A Robust Modulus-Based Matrix Splitting Iteration Method for Mixed-Cell-Height Circuit Legalization

Abstract

Modern circuits often contain standard cells of different row heights to meet various design requirements. Taller cells give larger drive strengths and higher speed at the cost of larger areas and power. Multi-row height standard cells incur challenging issues for layout designs, especially the mixed-cell-height legalization problem with heterogeneous cell structures. Honoring the good cell positions from global placement, we present in this article a robust modulus-based matrix splitting iteration method (RMMSIM) to solve the mixed-cell-height legalization problem. Fixing the cell ordering from global placement and relaxing the right-boundary constraints, our proposed method first converts the problem into an equivalent linear complementarity problem (LCP), and then properly splits the matrices in the LCP so that the RMMSIM can solve the LCP optimally.

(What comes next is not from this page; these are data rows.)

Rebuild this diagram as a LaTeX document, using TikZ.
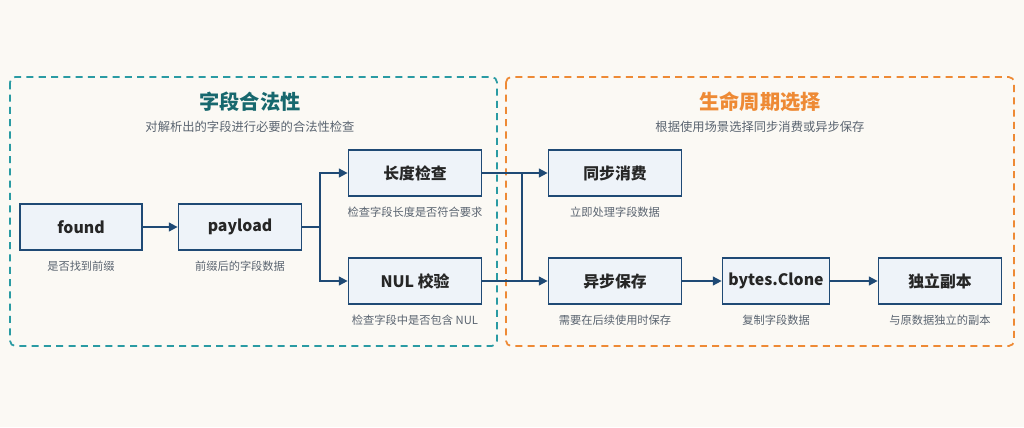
\documentclass[tikz,border=0pt]{standalone}
\usepackage{fontspec}
\setmainfont{Noto Sans CJK SC}
\usetikzlibrary{positioning,arrows.meta}
\definecolor{boxline}{HTML}{1F4A75}
\definecolor{boxfill}{HTML}{EEF3F9}
\definecolor{teal}{HTML}{2A9BA3}
\definecolor{tealtxt}{HTML}{17686E}
\definecolor{orng}{HTML}{EE8A35}
\definecolor{captxt}{HTML}{5A6470}
\definecolor{bg}{HTML}{FBF9F4}
\tikzset{every picture/.style={line width=0.75pt}}
\tikzset{
  stage/.style={draw=boxline, fill=boxfill, line width=1pt, minimum height=0.92cm, font=\fontsize{9}{11}\selectfont\bfseries, text=black!85},
  note/.style={font=\fontsize{6.4}{8}\selectfont, text=captxt},
  flow/.style={draw=boxline, line width=1pt, -{Triangle[length=5pt,width=5pt]}},
  link/.style={draw=boxline, line width=1pt},
  zone/.style={dashed, line width=1pt, rounded corners=3pt, dash pattern=on 4pt off 3pt}
}
\begin{document}
\begin{tikzpicture}[x=0.02cm, y=-0.02cm]
\fill[bg] (0,0) rectangle (1024,427);
\useasboundingbox (0,0) rectangle (1024,427);
% zones
\draw[zone, draw=teal] (10,77) rectangle (497,346);
\draw[zone, draw=orng] (506,77) rectangle (1014,346);
\node[font=\fontsize{11.5}{13}\selectfont\bfseries, text=tealtxt] (checkT) at (250,102) {字段合法性};
\node[note, font=\fontsize{7}{8}\selectfont] (checkS) at (250,127) {对解析出的字段进行必要的合法性检查};
\node[font=\fontsize{11.5}{13}\selectfont\bfseries, text=orng] (lifeT) at (760,102) {生命周期选择};
\node[note, font=\fontsize{7}{8}\selectfont] (lifeS) at (760,127) {根据使用场景选择同步消费或异步保存};
% stages
\node[stage, minimum width=2.44cm] (found) at (81,227) {found};
\node[stage, minimum width=2.46cm] (payload) at (240,227) {payload};
\node[stage, minimum width=2.66cm] (len) at (415,173) {长度检查};
\node[stage, minimum width=2.66cm] (nul) at (415,281) {NUL 校验};
\node[stage, minimum width=2.66cm] (sync) at (615,173) {同步消费};
\node[stage, minimum width=2.66cm] (async) at (615,281) {异步保存};
\node[stage, minimum width=2.14cm] (clone) at (776,281) {bytes.Clone};
\node[stage, minimum width=2.46cm] (copy) at (940,281) {独立副本};
% captions
\node[note, below=2pt of found] {是否找到前缀};
\node[note, below=2pt of payload] {前缀后的字段数据};
\node[note, below=2pt of len] {检查字段长度是否符合要求};
\node[note, below=2pt of nul] {检查字段中是否包含 NUL};
\node[note, below=2pt of sync] {立即处理字段数据};
\node[note, below=2pt of async] {需要在后续使用时保存};
\node[note, below=2pt of clone] {复制字段数据};
\node[note, below=2pt of copy] {与原数据独立的副本};
% connectors
\coordinate (fork) at (320,227);
\coordinate (join) at (522,173);
\draw[flow] (found) -- (payload);
\draw[link] (payload) -- (fork);
\draw[flow] (fork) |- (len);
\draw[flow] (fork) |- (nul);
\draw[flow] (len) -- (sync);
\draw[flow] (nul) -- (async);
\draw[link] (join) -- (join |- nul.east);
\draw[flow] (async) -- (clone);
\draw[flow] (clone) -- (copy);
\end{tikzpicture}
\end{document}
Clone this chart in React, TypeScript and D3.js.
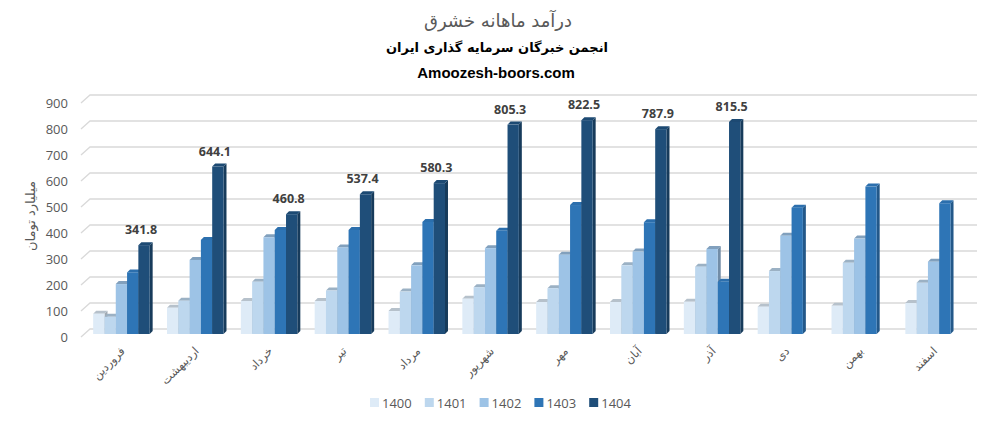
import React from "react";
import * as d3 from "d3";

const categories = ["فروردین", "اردیبهشت", "خرداد", "تیر", "مرداد", "شهریور", "مهر", "آبان", "آذر", "دی", "بهمن", "اسفند"];
const seriesNames = ["1400", "1401", "1402", "1403", "1404"];
const s1400 = [78, 101, 127, 127, 88, 136, 123, 123, 124, 105, 109, 119];
const s1401 = [66, 128, 201, 167, 163, 180, 176, 264, 259, 242, 274, 197];
const s1402 = [192, 285, 372, 333, 264, 330, 305, 317, 327, 378, 367, 278];
const s1403 = [237, 362, 400, 400, 431, 397, 496, 430, 201, 486, 567, 503];
const s1404: (number | null)[] = [341.8, 644.1, 460.8, 537.4, 580.3, 805.3, 822.5, 787.9, 815.5, null, null, null];
const yTicks = [0, 100, 200, 300, 400, 500, 600, 700, 800, 900];
const colors = ["#DEEBF7", "#BDD7EE", "#9DC3E6", "#2E75B6", "#1F4E79"];

const allSeries = [s1400, s1401, s1402, s1403, s1404];

export default function App() {
  const W = 1003, H = 427;
  const y = d3.scaleLinear().domain([0, 900]).range([334, 100]);
  const x = d3.scaleBand<string>().domain(categories).range([86, 972]).padding(0);
  const step = x.step();
  const groupW = step * 0.765;
  const xs = d3.scaleBand<string>().domain(seriesNames).range([0, groupW]).padding(0);
  const bw = xs.bandwidth();
  const off = (step - groupW) / 2 - 1.5;
  const d = 3;
  const grid = "#D9D9D9";
  const txt = "#595959";
  const fa = "'DejaVu Sans', sans-serif";
  const num = "'Open Sans', 'Noto Sans', sans-serif";

  return (
    <div style={{ position: "absolute", left: 0, top: 0, width: W, height: H, background: "#fff" }}>
      <svg width={W} height={H} style={{ display: "block" }}>
        <rect width={W} height={H} fill="#fff" />
        <text x={498} y={27} textAnchor="middle" fontFamily={fa} fontSize={18} fill={txt}>درآمد ماهانه خشرق</text>
        <text x={497} y={52} textAnchor="middle" fontFamily={fa} fontSize={13} fontWeight="bold" fill="#000">انجمن خبرگان سرمایه گذاری ایران</text>
        <text x={496} y={78} textAnchor="middle" fontFamily="'Liberation Sans', Arial, sans-serif" fontSize={15} fontWeight="bold" fill="#000">Amoozesh-boors.com</text>

        {yTicks.map((t) => (
          <g key={t}>
            <polyline
              points={`81,${y(t) + 3} 90,${y(t) - 5} 977,${y(t) - 5}`}
              fill="none"
              stroke={grid}
              strokeWidth={1.3}
            />
            <text x={68} y={y(t) + 3} textAnchor="end" dominantBaseline="central" fontFamily={num} fontSize={13} fill={txt}>{t}</text>
          </g>
        ))}

        <text transform="translate(30,216) rotate(-90)" textAnchor="middle" dominantBaseline="central" fontFamily={fa} fontSize={13} fill={txt}>میلیارد تومان</text>

        {categories.map((c, ci) => {
          const gx = (x(c) as number) + off;
          return (
            <g key={c}>
              {allSeries.map((s, si) => {
                const v = s[ci];
                if (v == null) return null;
                const bx = gx + (xs(seriesNames[si]) as number);
                const by = y(v);
                const y0 = y(0);
                const col = d3.color(colors[si])!;
                const top = col.darker(si < 3 ? 0.55 : 0.15).formatHex();
                const side = col.darker(si < 3 ? 0.9 : 0.8).formatHex();
                return (
                  <g key={si}>
                    <polygon points={`${bx + bw},${by} ${bx + bw + d},${by - d} ${bx + bw + d},${y0 - d} ${bx + bw},${y0}`} fill={side} />
                    <polygon points={`${bx},${by} ${bx + d},${by - d} ${bx + bw + d},${by - d} ${bx + bw},${by}`} fill={top} />
                    <rect x={bx} y={by} width={bw} height={y0 - by} fill={colors[si]} />
                  </g>
                );
              })}
              {s1404[ci] != null && (
                <text
                  x={gx + (xs("1404") as number) + bw / 2 - 3}
                  y={y(s1404[ci] as number) - 11}
                  textAnchor="middle"
                  fontFamily={num}
                  fontSize={12.5}
                  fontWeight="bold"
                  fill="#404040"
                >
                  {(s1404[ci] as number).toFixed(1)}
                </text>
              )}
              <text
                transform={`translate(${(x(c) as number) + step / 2},${349}) rotate(-45)`}
                textAnchor="end"
                dominantBaseline="central"
                fontFamily={fa}
                fontSize={11.5}
                fill={txt}
              >
                {c}
              </text>
            </g>
          );
        })}

        {seriesNames.map((s, i) => (
          <g key={s} transform={`translate(${370 + i * 54.8},398)`}>
            <rect x={0} y={0} width={9} height={9} fill={colors[i]} />
            <text x={12} y={4.5} dominantBaseline="central" fontFamily={num} fontSize={13} fill={txt}>{s}</text>
          </g>
        ))}
      </svg>
    </div>
  );
}
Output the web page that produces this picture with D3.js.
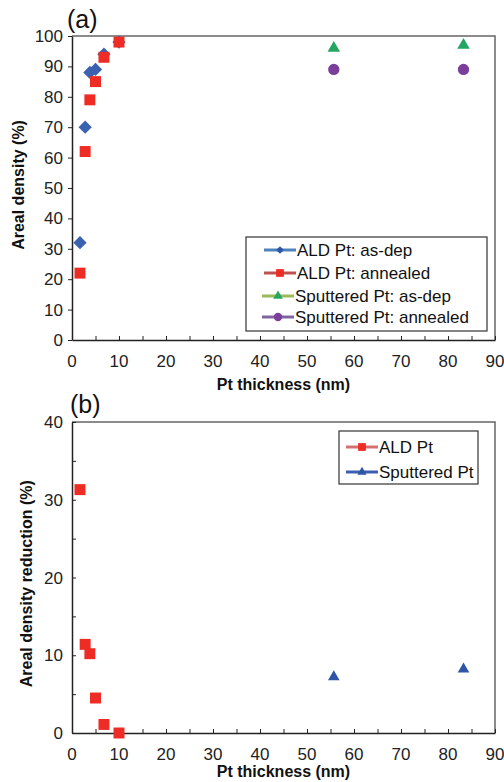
<!DOCTYPE html>
<html>
<head>
<meta charset="utf-8">
<script src="https://cdn.jsdelivr.net/npm/d3@7"></script>
<style>
body { margin: 0; background: #fff; }
svg { display: block; font-family: "Liberation Sans", Arial, sans-serif; }
</style>
</head>
<body>
<svg id="chart" width="504" height="782"></svg>
<script>
// values
var aldThickness = [1.7, 2.8, 3.8, 5.0, 6.8, 10];
var aldAsDep = [32, 70, 88, 89, 94, 98];
var aldAnnealed = [22, 62, 79, 85, 93, 98];
var sputThickness = [55.7, 83.3];
var sputAsDep = [96, 97];
var sputAnnealed = [89, 89];
var aldReduction = [31.3, 11.4, 10.2, 4.5, 1.1, 0];
var sputReduction = [7.2, 8.2];
var xTicks = [0, 10, 20, 30, 40, 50, 60, 70, 80, 90];
var xMinor = d3.range(0, 91, 5);
var yTicksA = [0, 10, 20, 30, 40, 50, 60, 70, 80, 90, 100];
var yTicksB = [0, 10, 20, 30, 40];
var yMinorB = d3.range(0, 41, 5);

var svg = d3.select('#chart');

var x = d3.scaleLinear().domain([0, 90]).range([72, 495]);
var yA = d3.scaleLinear().domain([0, 100]).range([340, 36]);
var yB = d3.scaleLinear().domain([0, 40]).range([733, 422]);

var sym = {
	diamond: d3.symbol().type(d3.symbolSquare).size(88),
	square: d3.symbol().type(d3.symbolSquare).size(120),
	triangle: d3.symbol().type(d3.symbolTriangle).size(68),
	triangleB: d3.symbol().type(d3.symbolTriangle).size(58),
	circle: d3.symbol().type(d3.symbolCircle).size(100)
};

function drawPanel(y, yTicks, yMinor, outY) {
	var g = svg.append('g');
	// frame (top + right)
	g.append('path')
		.attr('d', 'M' + x(0) + ',' + y.range()[1] + 'H' + x(90) + 'V' + y.range()[0])
		.attr('fill', 'none').attr('stroke', '#666').attr('stroke-width', 1.5);

	var ax = g.append('g').attr('transform', 'translate(0,' + y.range()[0] + ')')
		.call(d3.axisBottom(x).tickValues(xMinor).tickSize(-4).tickSizeOuter(0).tickFormat(''));
	ax.select('.domain').attr('stroke', '#222').attr('stroke-width', 1.5);
	ax.selectAll('.tick line').attr('stroke', '#222');
	g.selectAll('.xlab').data(xTicks).enter().append('text')
		.attr('x', function(d){ return x(d); })
		.attr('y', y.range()[0] + 27)
		.attr('text-anchor', 'middle')
		.attr('font-size', '17px')
		.attr('fill', '#222')
		.text(function(d){ return d; });

	var ay = g.append('g').attr('transform', 'translate(' + x(0) + ',0)')
		.call(d3.axisLeft(y).tickValues(yMinor).tickSize(outY ? 4 : -4).tickSizeOuter(0).tickFormat(''));
	ay.select('.domain').attr('stroke', '#222').attr('stroke-width', 1.5);
	ay.selectAll('.tick line').attr('stroke', '#222');
	g.selectAll('.ylab').data(yTicks).enter().append('text')
		.attr('x', x(0) - 9)
		.attr('y', function(d){ return y(d) + 6; })
		.attr('text-anchor', 'end')
		.attr('font-size', '17px')
		.attr('fill', '#222')
		.text(function(d){ return d; });
	return g;
}

function points(g, xs, ys, y, shape, color, rot) {
	g.selectAll(null).data(xs).enter().append('path')
		.attr('d', sym[shape])
		.attr('transform', function(d, i){
			return 'translate(' + x(d) + ',' + y(ys[i]) + ')' + (rot ? ' rotate(45)' : '');
		})
		.attr('fill', color);
}

function legend(g, x0, y0, w, h, items) {
	g.append('rect').attr('x', x0).attr('y', y0).attr('width', w).attr('height', h)
		.attr('fill', '#fff').attr('stroke', '#333').attr('stroke-width', 1.2);
	items.forEach(function(it) {
		var ly = it.y;
		g.append('line').attr('x1', it.lx).attr('x2', it.lx + 32).attr('y1', ly).attr('y2', ly)
			.attr('stroke', it.line).attr('stroke-width', 3);
		g.append('path').attr('d', d3.symbol().type(it.shape).size(it.size)())
			.attr('transform', 'translate(' + (it.lx + 16) + ',' + ly + ')' + (it.rot ? ' rotate(45)' : ''))
			.attr('fill', it.color);
		g.append('text').attr('x', it.lx + 33).attr('y', ly + 6)
			.attr('font-size', '17px').attr('fill', '#111').text(it.label);
	});
}

// panel (a)
var ga = drawPanel(yA, yTicksA, yTicksA, true);
points(ga, aldThickness, aldAsDep, yA, 'diamond', '#3a62b0', true);
points(ga, aldThickness, aldAnnealed, yA, 'square', '#ee2b24', false);
points(ga, sputThickness, sputAsDep, yA, 'triangle', '#24a562', false);
points(ga, sputThickness, sputAnnealed, yA, 'circle', '#7b3f9b', false);

legend(ga, 246, 237, 241, 94, [
	{ y: 250, lx: 264, line: '#4f81bd', shape: d3.symbolSquare, size: 30, rot: true, color: '#2e56a6', label: 'ALD Pt: as-dep' },
	{ y: 273, lx: 264, line: '#c0504d', shape: d3.symbolSquare, size: 60, color: '#ee2b24', label: 'ALD Pt: annealed' },
	{ y: 296, lx: 262, line: '#9bbb59', shape: d3.symbolTriangle, size: 40, color: '#24a562', label: 'Sputtered Pt: as-dep' },
	{ y: 317, lx: 262, line: '#8064a2', shape: d3.symbolCircle, size: 55, color: '#7b3f9b', label: 'Sputtered Pt: annealed' }
]);

ga.append('text').attr('x', 67).attr('y', 28).attr('font-size', '25px').attr('fill', '#111').text('(a)');
ga.append('text').attr('x', x(45)).attr('y', 390).attr('text-anchor', 'middle')
	.attr('font-size', '16px').attr('font-weight', 'bold').attr('fill', '#111').text('Pt thickness (nm)');
ga.append('text').attr('transform', 'translate(24,' + yA(51) + ') rotate(-90)').attr('text-anchor', 'middle')
	.attr('font-size', '16px').attr('font-weight', 'bold').attr('fill', '#111').text('Areal density (%)');

// panel (b)
var gb = drawPanel(yB, yTicksB, yMinorB, false);
points(gb, aldThickness, aldReduction, yB, 'square', '#ee2b24', false);
points(gb, sputThickness, sputReduction, yB, 'triangleB', '#2e55a5', false);

legend(gb, 339, 431, 139, 53, [
	{ y: 447, lx: 346, line: '#d4706d', shape: d3.symbolSquare, size: 60, color: '#ee2b24', label: 'ALD Pt' },
	{ y: 472, lx: 346, line: '#3a5fb0', shape: d3.symbolTriangle, size: 36, color: '#2e55a5', label: 'Sputtered Pt' }
]);

gb.append('text').attr('x', 70).attr('y', 413).attr('font-size', '25px').attr('fill', '#111').text('(b)');
gb.append('text').attr('x', x(45)).attr('y', 777).attr('text-anchor', 'middle')
	.attr('font-size', '16px').attr('font-weight', 'bold').attr('fill', '#111').text('Pt thickness (nm)');
gb.append('text').attr('transform', 'translate(32,' + yB(19.2) + ') rotate(-90)').attr('text-anchor', 'middle')
	.attr('font-size', '16px').attr('font-weight', 'bold').attr('fill', '#111').text('Areal density reduction (%)');
</script>
</body>
</html>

The RMMSIM effectively explores the sparse characteristic of a circuit, and takes only linear time per iteration; as a result, it can solve the QP very efficiently. Finally, an allocation scheme for illegal cells is used to align such cells to placement sites on rows and fix the placement of out-of-right-boundary cells, if any. Experimental results show the effectiveness and efficiency of our proposed algorithm. In addition, the RMMSIM convergence and optimality are theoretically proved and empirically validated. In particular, this article provides a new RMMSIM formulation for various optimization problems that require solving large-scale convex quadratic programming problems efficiently.